There were many witnesses to the crackling plume of blue-white energy that rose from the center of the theatre, passed from the Porta Terrarum device up into the theatre's "projector," which them carried it across the auditorium to the "screen" — in truth some mechanism that magnified and redirected the beam heavenward. I shall not here waste my strength and patience in describing it, though I have heard some compare it to a gigantic flower of light and heat. Certain of his victory, Moriarty lowered his guard, as the sky was rent with the loathsome howl of the otherworldly creatures that had begun to enter by way of the vortex forming high above the Imperial. I did the only thing I was certain would give me any possible advantage. I opened myself to the Whole, dropping all my carefully built defenses, and calling her to retrieve me at last.

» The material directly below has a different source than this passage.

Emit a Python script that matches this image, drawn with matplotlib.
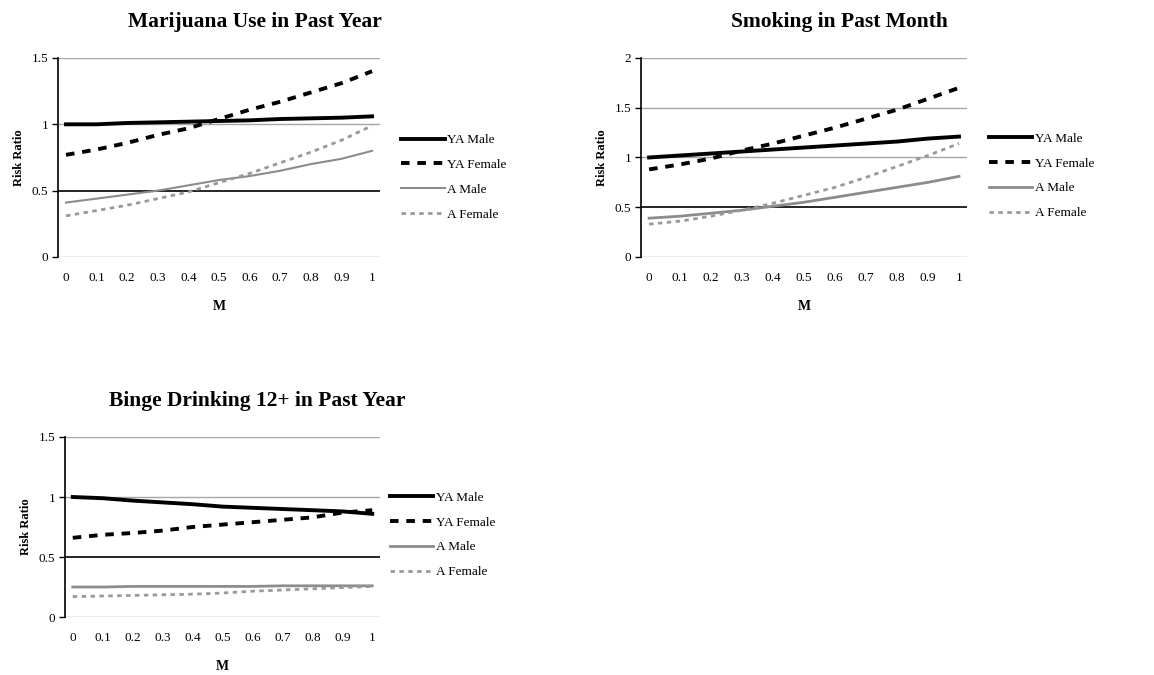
import matplotlib
matplotlib.use("Agg")
import matplotlib.pyplot as plt
from matplotlib.ticker import FormatStrFormatter

plt.rcParams['font.family'] = ['Liberation Serif', 'DejaVu Serif']

# shared x values (M)
m = [0, 0.1, 0.2, 0.3, 0.4, 0.5, 0.6, 0.7, 0.8, 0.9, 1]
xlabels = ['0', '0.1', '0.2', '0.3', '0.4', '0.5', '0.6', '0.7', '0.8', '0.9', '1']
series = ['YA Male', 'YA Female', 'A Male', 'A Female']

# Marijuana Use in Past Year
mj_ya_male = [1.00, 1.00, 1.01, 1.015, 1.02, 1.025, 1.03, 1.04, 1.045, 1.05, 1.06]
mj_ya_female = [0.77, 0.81, 0.86, 0.92, 0.97, 1.04, 1.11, 1.17, 1.24, 1.31, 1.40]
mj_a_male = [0.41, 0.44, 0.47, 0.50, 0.54, 0.58, 0.61, 0.65, 0.70, 0.74, 0.80]
mj_a_female = [0.31, 0.35, 0.39, 0.44, 0.49, 0.56, 0.63, 0.71, 0.79, 0.88, 0.99]

# Smoking in Past Month
sm_ya_male = [1.00, 1.02, 1.04, 1.06, 1.08, 1.10, 1.12, 1.14, 1.16, 1.19, 1.21]
sm_ya_female = [0.88, 0.93, 0.99, 1.07, 1.14, 1.22, 1.30, 1.39, 1.48, 1.59, 1.70]
sm_a_male = [0.39, 0.41, 0.44, 0.47, 0.51, 0.55, 0.60, 0.65, 0.70, 0.75, 0.81]
sm_a_female = [0.33, 0.36, 0.41, 0.47, 0.54, 0.62, 0.70, 0.80, 0.91, 1.02, 1.14]

# Binge Drinking 12+ in Past Year
bd_ya_male = [1.00, 0.99, 0.97, 0.955, 0.94, 0.92, 0.91, 0.90, 0.89, 0.88, 0.86]
bd_ya_female = [0.66, 0.685, 0.70, 0.72, 0.75, 0.77, 0.79, 0.81, 0.83, 0.87, 0.89]
bd_a_male = [0.25, 0.25, 0.255, 0.255, 0.255, 0.255, 0.255, 0.26, 0.26, 0.26, 0.26]
bd_a_female = [0.17, 0.175, 0.18, 0.185, 0.19, 0.20, 0.215, 0.225, 0.235, 0.245, 0.255]

fig = plt.figure(figsize=(11.54, 6.75), dpi=100)


def panel(rect, title, data, ymax, leg_anchor, amale_lw):
    ax = fig.add_axes(rect)
    yticks = [i * 0.5 for i in range(int(ymax / 0.5) + 1)]
    for t in yticks:
        if t == 0.5:
            ax.axhline(t, color='black', lw=1.2, zorder=1)
        else:
            ax.axhline(t, color='#a6a6a6', lw=1.0, zorder=1)
    ax.plot(m, data[0], color='black', lw=2.8, label=series[0], zorder=3)
    ax.plot(m, data[1], color='black', lw=2.8, dashes=(2.2, 2.0), label=series[1], zorder=3)
    ax.plot(m, data[2], color='#8c8c8c', lw=amale_lw, label=series[2], zorder=2)
    ax.plot(m, data[3], color='#999999', lw=2.0, dashes=(1.6, 1.6), label=series[3], zorder=2)
    ax.set_xlim(-0.026, 1.026)
    ax.set_ylim(0, ymax)
    ax.set_xticks(m)
    ax.set_xticklabels(xlabels)
    ax.set_yticks(yticks)
    ax.yaxis.set_major_formatter(FormatStrFormatter('%g'))
    ax.tick_params(axis='x', length=0, pad=11, labelsize=9.5)
    ax.tick_params(axis='y', length=4, width=1, pad=3, labelsize=9.5)
    for s in ['top', 'right', 'bottom']:
        ax.spines[s].set_visible(False)
    ax.spines['left'].set_linewidth(1.2)
    ax.set_xlabel('M', fontweight='bold', fontsize=10, labelpad=11)
    ax.set_ylabel('Risk Ratio', fontweight='bold', fontsize=9, labelpad=5)
    ax.set_title(title, fontweight='bold', fontsize=15.5, pad=22, x=0.61)
    ax.legend(loc='center left', bbox_to_anchor=leg_anchor, frameon=False,
              fontsize=9.5, handlelength=3.3, handletextpad=0.2,
              labelspacing=0.95, borderpad=0, borderaxespad=0)
    return ax


panel([0.0503, 0.6193, 0.279, 0.2948], 'Marijuana Use in Past Year',
      [mj_ya_male, mj_ya_female, mj_a_male, mj_a_female], 1.5, (1.066, 0.40), 1.5)
panel([0.5555, 0.6193, 0.2825, 0.2948], 'Smoking in Past Month',
      [sm_ya_male, sm_ya_female, sm_a_male, sm_a_female], 2.0, (1.066, 0.407), 2.0)
panel([0.0563, 0.0859, 0.273, 0.2667], 'Binge Drinking 12+ in Past Year',
      [bd_ya_male, bd_ya_female, bd_a_male, bd_a_female], 1.5, (1.031, 0.456), 2.0)

fig.savefig('out.png', dpi=100)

As the Old Ones emerged in the skies of New Babbage, I sent the codeword that had eluded her. My body responded, taking that truer form, casting aside so much of the illusion of flesh, and I shoved Moriarty aside. Furious at my betrayal, he demanded to know what I was doing, and so I told him. Whatever shreds of sanity the man might still have harboured were, I believe, lost in that instant. He transformed once more into wolfish form, but compared to the things he had invited into this world, even that fiendish visage seemed tame. I ignored him and set about attempting to contain the immense flux of energy the Eliot device was releasing. As the theatre filled with roiling balls of flame, I rose above the building and met the tentacled nightmares in the sky. And it was then that the Gallifreyan weapon, that entity I call the Whole and of which I was created to serve, opened a second vortex to claim me.

So near to the end, I would prefer to conclude this account now and be done with it. But it shall have to wait, as I am being called away by Miss Paine to attend to matter downstairs in the Musuem.